When driving home after a first date, Queen — Jodie Turner-Smith, and Slim — Daniel Kaluuya, are pulled over by a cop and end up with a gun pointed at them. In an act of self defense they wrestle the gun away from the police officer and end up shooting him. Now they’re on the run, trying to get away and out of the country before the cops catch up to them.

The two main characters in “Queen and Slim” were complete opposites. However, the difference between them shows their take on their current situation, why they make the choices they make, and what it feels like for them. Slim is calm. He is always looking for a way to find a solution in the most peaceful way possible. You could tell he cared about life, based on his parents’ teaching in love and respect. On the other end of the spectrum, Queen is a bit on the wild side. She is a radical thinker, and believed that when someone was out for you, it was your job to take them down first. Her mistrust and determination stemmed from her rough childhood and her job as an attorney, where she saw people wrongly imprisoned or given harsher than necessary sentences every other day.
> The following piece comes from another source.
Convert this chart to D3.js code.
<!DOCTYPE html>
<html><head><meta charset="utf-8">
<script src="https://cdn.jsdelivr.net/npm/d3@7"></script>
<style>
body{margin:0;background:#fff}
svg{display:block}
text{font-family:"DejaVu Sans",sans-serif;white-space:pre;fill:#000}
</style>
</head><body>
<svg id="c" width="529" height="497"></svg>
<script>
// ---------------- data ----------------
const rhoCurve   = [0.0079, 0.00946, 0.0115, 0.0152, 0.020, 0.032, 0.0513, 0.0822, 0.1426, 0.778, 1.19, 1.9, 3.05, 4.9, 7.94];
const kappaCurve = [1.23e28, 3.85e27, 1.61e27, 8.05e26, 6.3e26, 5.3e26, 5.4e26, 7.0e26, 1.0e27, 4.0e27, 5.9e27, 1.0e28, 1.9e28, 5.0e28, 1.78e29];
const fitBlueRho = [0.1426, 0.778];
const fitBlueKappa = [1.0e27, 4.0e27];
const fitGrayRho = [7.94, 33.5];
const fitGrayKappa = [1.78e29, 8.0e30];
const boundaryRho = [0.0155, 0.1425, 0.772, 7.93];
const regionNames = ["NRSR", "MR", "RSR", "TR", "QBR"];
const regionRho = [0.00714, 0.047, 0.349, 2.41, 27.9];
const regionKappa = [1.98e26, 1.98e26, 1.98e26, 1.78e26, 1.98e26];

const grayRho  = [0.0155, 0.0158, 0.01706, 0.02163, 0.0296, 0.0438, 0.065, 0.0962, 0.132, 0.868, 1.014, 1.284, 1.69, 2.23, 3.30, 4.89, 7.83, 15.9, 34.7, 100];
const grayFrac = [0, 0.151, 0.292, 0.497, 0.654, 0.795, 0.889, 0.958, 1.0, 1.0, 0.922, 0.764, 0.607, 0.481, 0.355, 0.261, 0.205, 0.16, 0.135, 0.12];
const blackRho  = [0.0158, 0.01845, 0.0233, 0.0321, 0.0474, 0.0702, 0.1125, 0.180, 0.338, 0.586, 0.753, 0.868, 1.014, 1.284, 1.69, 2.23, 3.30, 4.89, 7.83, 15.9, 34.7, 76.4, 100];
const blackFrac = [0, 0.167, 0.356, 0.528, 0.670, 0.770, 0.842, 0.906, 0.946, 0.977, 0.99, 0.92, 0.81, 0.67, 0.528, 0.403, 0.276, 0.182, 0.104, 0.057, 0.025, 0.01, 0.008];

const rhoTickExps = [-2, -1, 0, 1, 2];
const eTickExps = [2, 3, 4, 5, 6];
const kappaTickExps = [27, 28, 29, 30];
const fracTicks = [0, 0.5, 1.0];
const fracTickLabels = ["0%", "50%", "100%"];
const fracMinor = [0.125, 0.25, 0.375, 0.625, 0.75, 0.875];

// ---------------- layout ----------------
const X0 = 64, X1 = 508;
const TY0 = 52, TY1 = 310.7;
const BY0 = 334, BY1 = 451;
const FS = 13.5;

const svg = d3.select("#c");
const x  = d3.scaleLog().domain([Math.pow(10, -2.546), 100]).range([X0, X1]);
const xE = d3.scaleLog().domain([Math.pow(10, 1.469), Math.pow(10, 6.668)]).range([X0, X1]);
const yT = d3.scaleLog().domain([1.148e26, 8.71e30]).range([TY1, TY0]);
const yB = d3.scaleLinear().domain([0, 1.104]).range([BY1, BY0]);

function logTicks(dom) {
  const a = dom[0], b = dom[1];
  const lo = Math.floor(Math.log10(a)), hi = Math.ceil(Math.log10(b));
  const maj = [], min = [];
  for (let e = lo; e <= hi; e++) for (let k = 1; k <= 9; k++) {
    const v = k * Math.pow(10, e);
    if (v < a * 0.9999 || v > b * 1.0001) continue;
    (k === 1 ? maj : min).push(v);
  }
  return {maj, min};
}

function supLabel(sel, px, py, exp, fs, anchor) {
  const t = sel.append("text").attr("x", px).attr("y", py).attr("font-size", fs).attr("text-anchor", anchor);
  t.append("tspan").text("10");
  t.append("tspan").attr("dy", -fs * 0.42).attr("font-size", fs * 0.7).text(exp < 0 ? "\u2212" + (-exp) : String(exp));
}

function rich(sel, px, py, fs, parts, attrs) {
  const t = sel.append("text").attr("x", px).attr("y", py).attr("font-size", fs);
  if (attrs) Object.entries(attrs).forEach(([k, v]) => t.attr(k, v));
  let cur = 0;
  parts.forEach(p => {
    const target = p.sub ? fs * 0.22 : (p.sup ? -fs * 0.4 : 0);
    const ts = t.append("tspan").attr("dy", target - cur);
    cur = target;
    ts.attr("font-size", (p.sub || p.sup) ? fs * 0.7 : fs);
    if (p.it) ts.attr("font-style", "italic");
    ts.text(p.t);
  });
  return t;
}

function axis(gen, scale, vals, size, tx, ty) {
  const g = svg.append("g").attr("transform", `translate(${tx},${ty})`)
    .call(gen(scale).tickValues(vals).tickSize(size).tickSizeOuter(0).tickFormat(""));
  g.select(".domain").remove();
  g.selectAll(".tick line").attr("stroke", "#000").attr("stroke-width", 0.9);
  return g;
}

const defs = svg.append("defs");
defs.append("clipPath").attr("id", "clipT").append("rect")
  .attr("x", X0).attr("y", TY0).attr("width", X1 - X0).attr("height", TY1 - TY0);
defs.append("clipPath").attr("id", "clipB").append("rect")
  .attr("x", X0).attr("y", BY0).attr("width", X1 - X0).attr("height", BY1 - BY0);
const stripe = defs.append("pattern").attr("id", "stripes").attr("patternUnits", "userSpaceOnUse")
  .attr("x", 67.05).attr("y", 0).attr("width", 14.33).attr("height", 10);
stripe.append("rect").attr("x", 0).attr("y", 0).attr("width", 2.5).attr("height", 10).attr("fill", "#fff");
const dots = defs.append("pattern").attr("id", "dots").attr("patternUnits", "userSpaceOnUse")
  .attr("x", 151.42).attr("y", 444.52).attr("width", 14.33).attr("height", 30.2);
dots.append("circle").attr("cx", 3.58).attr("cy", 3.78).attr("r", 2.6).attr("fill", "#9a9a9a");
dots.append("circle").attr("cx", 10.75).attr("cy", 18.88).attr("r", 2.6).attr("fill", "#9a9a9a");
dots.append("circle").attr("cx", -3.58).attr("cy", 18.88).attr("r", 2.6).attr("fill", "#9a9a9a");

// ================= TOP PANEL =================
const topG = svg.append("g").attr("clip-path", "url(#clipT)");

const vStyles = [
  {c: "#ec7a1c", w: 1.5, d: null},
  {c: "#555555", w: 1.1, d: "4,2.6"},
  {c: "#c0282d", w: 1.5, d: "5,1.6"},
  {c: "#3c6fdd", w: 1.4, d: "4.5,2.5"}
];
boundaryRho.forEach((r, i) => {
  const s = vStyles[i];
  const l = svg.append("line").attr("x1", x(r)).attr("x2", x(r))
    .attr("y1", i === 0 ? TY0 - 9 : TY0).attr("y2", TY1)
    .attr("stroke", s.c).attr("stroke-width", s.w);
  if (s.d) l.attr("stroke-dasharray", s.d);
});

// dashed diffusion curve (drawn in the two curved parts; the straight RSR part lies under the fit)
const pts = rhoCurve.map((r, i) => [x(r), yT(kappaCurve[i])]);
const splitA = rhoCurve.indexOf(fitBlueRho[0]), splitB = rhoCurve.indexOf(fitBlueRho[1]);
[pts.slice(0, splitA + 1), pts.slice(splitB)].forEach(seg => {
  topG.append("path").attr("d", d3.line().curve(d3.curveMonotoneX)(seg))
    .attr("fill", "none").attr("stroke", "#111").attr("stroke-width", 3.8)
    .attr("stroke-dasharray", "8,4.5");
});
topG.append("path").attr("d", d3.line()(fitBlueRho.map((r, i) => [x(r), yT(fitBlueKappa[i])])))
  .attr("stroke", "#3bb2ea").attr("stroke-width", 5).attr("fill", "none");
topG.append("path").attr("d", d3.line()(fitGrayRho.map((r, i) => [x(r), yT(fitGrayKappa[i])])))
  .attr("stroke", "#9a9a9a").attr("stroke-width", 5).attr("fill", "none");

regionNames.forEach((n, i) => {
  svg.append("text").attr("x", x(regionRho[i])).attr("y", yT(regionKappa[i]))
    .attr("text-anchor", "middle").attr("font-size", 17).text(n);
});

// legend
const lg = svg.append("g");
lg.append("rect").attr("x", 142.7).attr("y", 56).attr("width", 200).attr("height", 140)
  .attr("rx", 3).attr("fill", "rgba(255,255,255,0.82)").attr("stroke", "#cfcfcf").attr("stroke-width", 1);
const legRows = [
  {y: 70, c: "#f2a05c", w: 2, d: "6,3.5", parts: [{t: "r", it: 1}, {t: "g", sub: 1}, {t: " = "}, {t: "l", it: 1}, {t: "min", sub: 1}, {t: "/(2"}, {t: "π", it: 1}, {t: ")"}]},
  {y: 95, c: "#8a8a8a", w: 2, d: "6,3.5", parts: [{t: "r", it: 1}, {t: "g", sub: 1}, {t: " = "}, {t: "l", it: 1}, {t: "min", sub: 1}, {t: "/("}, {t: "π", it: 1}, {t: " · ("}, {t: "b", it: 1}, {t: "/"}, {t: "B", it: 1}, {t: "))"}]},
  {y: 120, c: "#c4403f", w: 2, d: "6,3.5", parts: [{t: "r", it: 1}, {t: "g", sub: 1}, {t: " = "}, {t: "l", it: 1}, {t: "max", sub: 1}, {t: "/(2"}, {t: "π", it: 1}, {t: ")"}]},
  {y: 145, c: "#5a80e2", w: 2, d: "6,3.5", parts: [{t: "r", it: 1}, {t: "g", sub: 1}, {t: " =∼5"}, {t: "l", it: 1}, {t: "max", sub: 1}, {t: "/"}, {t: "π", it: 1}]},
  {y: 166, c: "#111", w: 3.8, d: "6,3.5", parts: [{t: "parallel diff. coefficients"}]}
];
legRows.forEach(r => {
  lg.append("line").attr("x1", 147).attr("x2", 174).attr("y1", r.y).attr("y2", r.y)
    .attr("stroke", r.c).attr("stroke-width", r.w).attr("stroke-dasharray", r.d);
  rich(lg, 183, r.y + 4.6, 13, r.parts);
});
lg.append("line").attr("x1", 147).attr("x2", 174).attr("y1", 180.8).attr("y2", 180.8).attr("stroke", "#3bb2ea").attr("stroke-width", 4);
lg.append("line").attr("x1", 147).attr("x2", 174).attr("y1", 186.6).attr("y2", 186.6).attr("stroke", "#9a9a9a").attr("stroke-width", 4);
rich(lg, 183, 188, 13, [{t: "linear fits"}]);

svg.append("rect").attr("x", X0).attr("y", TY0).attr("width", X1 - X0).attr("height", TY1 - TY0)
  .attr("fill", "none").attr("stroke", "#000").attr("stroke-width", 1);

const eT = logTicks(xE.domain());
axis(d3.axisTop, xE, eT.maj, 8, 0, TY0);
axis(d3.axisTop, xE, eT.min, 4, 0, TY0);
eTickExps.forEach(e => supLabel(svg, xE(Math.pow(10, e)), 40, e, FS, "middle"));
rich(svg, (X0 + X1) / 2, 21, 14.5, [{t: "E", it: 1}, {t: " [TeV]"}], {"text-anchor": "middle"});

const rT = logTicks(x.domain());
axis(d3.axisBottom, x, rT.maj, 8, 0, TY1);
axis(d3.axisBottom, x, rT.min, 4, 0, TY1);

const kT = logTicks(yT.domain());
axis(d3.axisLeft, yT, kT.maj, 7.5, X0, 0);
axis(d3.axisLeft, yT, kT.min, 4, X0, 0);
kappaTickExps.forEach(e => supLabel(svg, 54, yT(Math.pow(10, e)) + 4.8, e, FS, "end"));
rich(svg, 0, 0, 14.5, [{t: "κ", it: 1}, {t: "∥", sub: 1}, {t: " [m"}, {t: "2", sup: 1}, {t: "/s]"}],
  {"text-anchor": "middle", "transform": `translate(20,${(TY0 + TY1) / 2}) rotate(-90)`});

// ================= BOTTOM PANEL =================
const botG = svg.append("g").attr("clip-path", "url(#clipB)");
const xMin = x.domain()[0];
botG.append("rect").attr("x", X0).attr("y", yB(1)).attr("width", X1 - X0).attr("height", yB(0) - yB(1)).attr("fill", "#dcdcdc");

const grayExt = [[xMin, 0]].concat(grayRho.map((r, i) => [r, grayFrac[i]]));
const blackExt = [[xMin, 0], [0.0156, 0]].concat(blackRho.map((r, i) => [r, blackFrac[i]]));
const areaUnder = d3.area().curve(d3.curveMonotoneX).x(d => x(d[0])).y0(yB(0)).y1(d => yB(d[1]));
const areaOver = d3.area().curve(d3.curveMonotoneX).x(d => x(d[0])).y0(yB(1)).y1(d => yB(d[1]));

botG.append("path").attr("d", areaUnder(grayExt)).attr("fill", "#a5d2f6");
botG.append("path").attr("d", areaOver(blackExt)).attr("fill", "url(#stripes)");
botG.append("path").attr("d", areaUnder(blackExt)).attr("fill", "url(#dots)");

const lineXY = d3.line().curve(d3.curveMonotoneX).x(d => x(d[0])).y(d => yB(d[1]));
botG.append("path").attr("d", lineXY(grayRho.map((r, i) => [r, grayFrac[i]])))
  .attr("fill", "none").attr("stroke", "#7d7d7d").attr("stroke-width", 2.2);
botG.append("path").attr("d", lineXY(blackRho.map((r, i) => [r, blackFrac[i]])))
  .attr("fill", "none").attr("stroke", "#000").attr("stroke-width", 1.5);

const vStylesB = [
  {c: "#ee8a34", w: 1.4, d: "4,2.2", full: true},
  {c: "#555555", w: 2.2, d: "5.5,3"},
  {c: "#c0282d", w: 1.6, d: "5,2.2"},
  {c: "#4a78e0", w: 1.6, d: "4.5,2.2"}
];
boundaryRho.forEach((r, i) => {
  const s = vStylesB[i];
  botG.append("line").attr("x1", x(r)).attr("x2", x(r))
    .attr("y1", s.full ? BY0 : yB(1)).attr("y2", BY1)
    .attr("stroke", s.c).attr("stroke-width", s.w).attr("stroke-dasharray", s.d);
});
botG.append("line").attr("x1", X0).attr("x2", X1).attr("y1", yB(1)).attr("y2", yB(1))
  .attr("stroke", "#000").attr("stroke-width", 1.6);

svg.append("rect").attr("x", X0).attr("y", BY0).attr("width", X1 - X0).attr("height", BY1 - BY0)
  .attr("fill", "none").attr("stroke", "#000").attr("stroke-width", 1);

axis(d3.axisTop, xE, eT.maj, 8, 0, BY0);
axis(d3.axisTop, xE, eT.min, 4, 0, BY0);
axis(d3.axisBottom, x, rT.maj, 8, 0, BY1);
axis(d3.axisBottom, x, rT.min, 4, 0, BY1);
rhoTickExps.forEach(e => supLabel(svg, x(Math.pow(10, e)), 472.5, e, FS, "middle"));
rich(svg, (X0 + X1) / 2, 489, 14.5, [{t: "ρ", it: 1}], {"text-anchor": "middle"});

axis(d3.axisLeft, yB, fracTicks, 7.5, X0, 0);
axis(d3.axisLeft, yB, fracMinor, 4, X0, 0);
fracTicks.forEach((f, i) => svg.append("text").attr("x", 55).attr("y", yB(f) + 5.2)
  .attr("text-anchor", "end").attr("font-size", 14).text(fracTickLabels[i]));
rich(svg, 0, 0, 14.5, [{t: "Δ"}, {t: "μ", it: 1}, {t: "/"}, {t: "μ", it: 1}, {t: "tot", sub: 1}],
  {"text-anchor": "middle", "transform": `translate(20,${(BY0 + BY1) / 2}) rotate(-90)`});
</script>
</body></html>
Queen and her semi-Darwinistic views over race caused the whole situation, so much so, that she could be considered a little crazy. Almost every decision she made seemed to further the plot in a mostly non-beneficial way for the couple, digging them deeper and deeper into their predicament. However, as Queen and Slim spent more time together, they began to understand each other and influence their view on life. Slim became more firm in his resolve to get away and fight the police that were coming after them. Queen began to relax a little, trying to enjoy every moment they were given in life like Slim had been doing.

Some people might think of this movie as a love story, but it’s unclear if their relationship is truly love or just the product of comfort and desire. When the two met on their first date, it went okay. But when they were on the run they fought at every turn and it just seemed unrealistic that they would love each other as much as they had at the end of the movie. Granted, they did get a glance at each other’s previous lives which had spraked an understanding between the two, but it’s uncertain if they became closer because they really accepted each other, or because they were pushed together by the pressures of their struggle.
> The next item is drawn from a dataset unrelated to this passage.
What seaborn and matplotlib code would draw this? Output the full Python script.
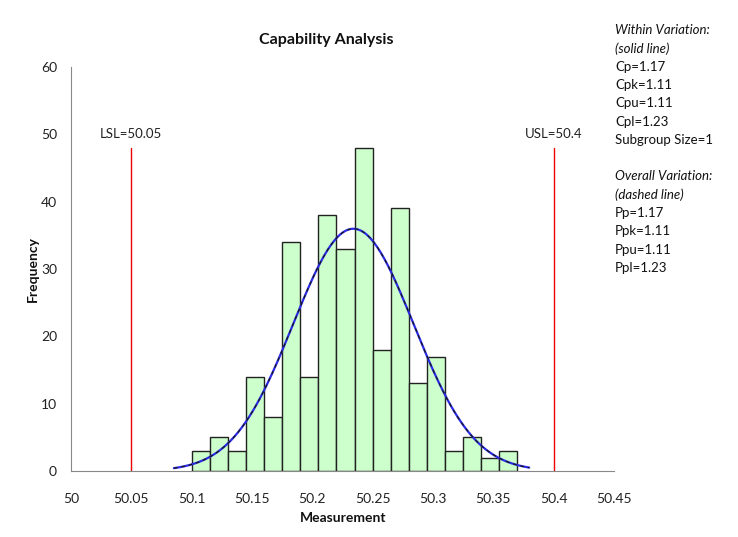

Other than the plot, there were two amazing elements to this movie. The first was the cinematography. The sequences and views the film presented were so emotive that you couldn’t help but to think what it would feel like to be there, to connect the weather and the lights with the event. At one point in the movie, there is a flashback to a previous scene only showing a little boy looking out onto a sunset as a monologue plays in the background. You’re immersed in the meaning of the words because your not focused on who’s saying and what’s going on around him. You can remember what happened with that little boy and how much of an impact their journey was having on everyone around them. You’re forced to think about what he’s saying.

The second good aspect was the music. Every song perfectly matched the mood of what was happening. The general tone the film was trying to convey was meaningfulness. As a result, most of the music had a slow jam feel to it. There were some that were more upbeat and had more bass, but all of them got you in the mood to see what was happening.

This movie was all about the journey. It was focused on the violence that exists in the world and the ways different types of people address that violence. This was so much so that the audience didn’t even know the main characters’ real names until the end of the movie. It was thought provoking, emotional, and intense a such a great way. “Queen and Slim” was a real trial of will and moral judgement.